● **Task requirements**
Retype the opening lines of the data exactly, stopping after the line that contains "for c, p, r, d, m". Skip every picture.

● **Dataset section**
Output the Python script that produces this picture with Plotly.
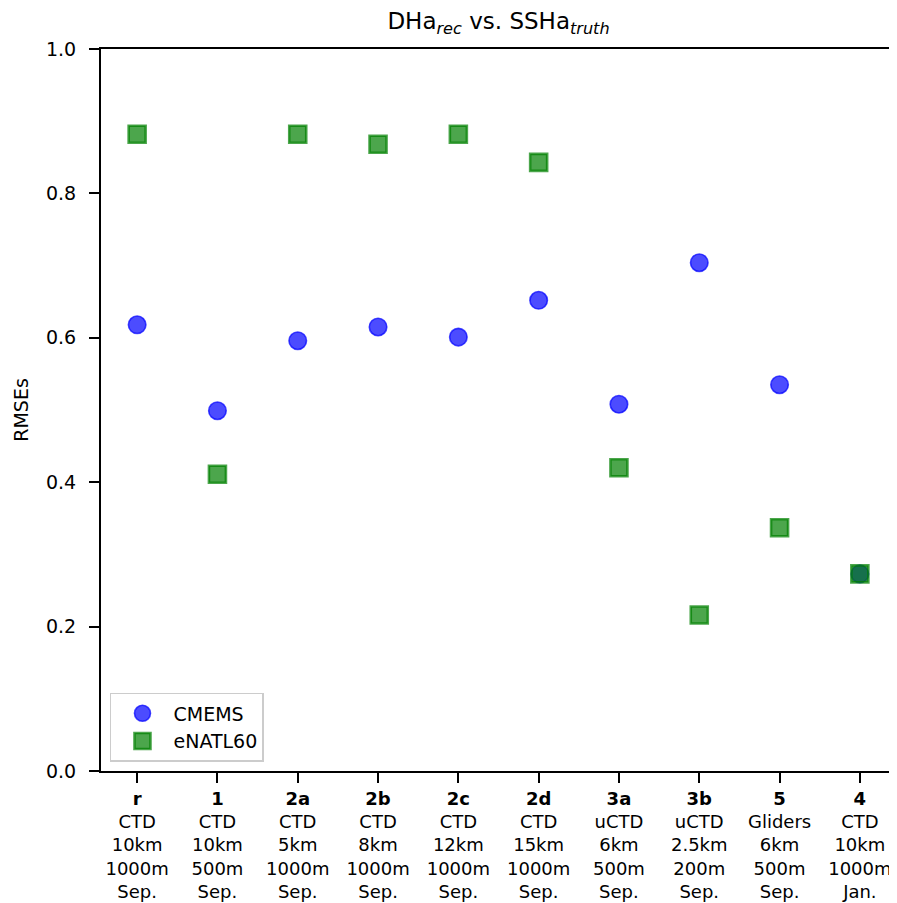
import plotly.graph_objects as go

categories = ["r", "1", "2a", "2b", "2c", "2d", "3a", "3b", "5", "4"]
platforms = ["CTD", "CTD", "CTD", "CTD", "CTD", "CTD", "uCTD", "uCTD", "Gliders", "CTD"]
resolutions = ["10km", "10km", "5km", "8km", "12km", "15km", "6km", "2.5km", "6km", "10km"]
depths = ["1000m", "500m", "1000m", "1000m", "1000m", "1000m", "500m", "200m", "500m", "1000m"]
months = ["Sep.", "Sep.", "Sep.", "Sep.", "Sep.", "Sep.", "Sep.", "Sep.", "Sep.", "Jan."]

cmems = [0.618, 0.499, 0.596, 0.615, 0.601, 0.652, 0.508, 0.704, 0.535, 0.273]
enatl60 = [0.882, 0.411, 0.882, 0.868, 0.882, 0.843, 0.420, 0.216, 0.337, 0.273]

yticks = [0, 0.2, 0.4, 0.6, 0.8, 1.0]
ytick_labels = ["0.0", "0.2", "0.4", "0.6", "0.8", "1.0"]

xpos = list(range(len(categories)))
ticktext = [f"<b>{c}</b><br>{p}<br>{r}<br>{d}<br>{m}"
            for c, p, r, d, m in zip(categories, platforms, resolutions, depths, months)]

font = "DejaVu Sans"
fig = go.Figure()
fig.add_trace(go.Scatter(
    x=xpos, y=cmems, mode="markers", name="CMEMS",
    marker=dict(symbol="circle", size=17.5, color="rgba(0,0,255,0.7)",
                line=dict(color="rgba(0,0,255,0.7)", width=1.6)),
))
fig.add_trace(go.Scatter(
    x=xpos, y=enatl60, mode="markers", name="eNATL60",
    marker=dict(symbol="square", size=17, color="rgba(0,128,0,0.7)",
                line=dict(color="rgba(0,128,0,0.7)", width=2.6)),
))

fig.update_layout(
    width=889, height=895,
    margin=dict(l=93, r=1, t=41, b=132, autoexpand=False),
    paper_bgcolor="white", plot_bgcolor="white",
    font=dict(family=font, size=19, color="black"),
    title=dict(text="DHa<sub><i>rec</i></sub> vs. SSHa<sub><i>truth</i></sub>",
               x=0.5, xref="paper", xanchor="center",
               y=0.985, yref="container", yanchor="middle",
               font=dict(family=font, size=23, color="black")),
    showlegend=True,
    legend=dict(x=0.0113, y=0.0125, xanchor="left", yanchor="bottom",
                bgcolor="rgba(255,255,255,0.8)", bordercolor="#cccccc", borderwidth=1.5,
                font=dict(family=font, size=19), itemsizing="trace",
                itemwidth=52, tracegroupgap=6),
)
fig.update_xaxes(
    range=[-0.45, 9.45], tickmode="array", tickvals=xpos, ticktext=ticktext,
    showgrid=False, zeroline=False, showline=True, linecolor="black", linewidth=2,
    mirror=True, ticks="outside", ticklen=10, tickwidth=2, tickcolor="black",
    tickfont=dict(family=font, size=18), automargin=False, fixedrange=True,
)
fig.update_yaxes(
    range=[0, 1.0], tickmode="array", tickvals=yticks, ticktext=ytick_labels,
    showgrid=False, zeroline=False, showline=True, linecolor="black", linewidth=2,
    mirror=True, ticks="outside", ticklen=10, tickwidth=2, tickcolor="black",
    tickfont=dict(family=font, size=19), ticklabelstandoff=9, automargin=False,
    title=dict(text="RMSEs", font=dict(family=font, size=19), standoff=12),
    fixedrange=True,
)

fig.write_html("out.html")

● **Output**
Output the Python script that produces this picture with Plotly.
import plotly.graph_objects as go

categories = ["r", "1", "2a", "2b", "2c", "2d", "3a", "3b", "5", "4"]
platforms = ["CTD", "CTD", "CTD", "CTD", "CTD", "CTD", "uCTD", "uCTD", "Gliders", "CTD"]
resolutions = ["10km", "10km", "5km", "8km", "12km", "15km", "6km", "2.5km", "6km", "10km"]
depths = ["1000m", "500m", "1000m", "1000m", "1000m", "1000m", "500m", "200m", "500m", "1000m"]
months = ["Sep.", "Sep.", "Sep.", "Sep.", "Sep.", "Sep.", "Sep.", "Sep.", "Sep.", "Jan."]

cmems = [0.618, 0.499, 0.596, 0.615, 0.601, 0.652, 0.508, 0.704, 0.535, 0.273]
enatl60 = [0.882, 0.411, 0.882, 0.868, 0.882, 0.843, 0.420, 0.216, 0.337, 0.273]

yticks = [0, 0.2, 0.4, 0.6, 0.8, 1.0]
ytick_labels = ["0.0", "0.2", "0.4", "0.6", "0.8", "1.0"]

xpos = list(range(len(categories)))
ticktext = [f"<b>{c}</b><br>{p}<br>{r}<br>{d}<br>{m}"
            for c, p, r, d, m in zip(categories, platforms, resolutions, depths, months)]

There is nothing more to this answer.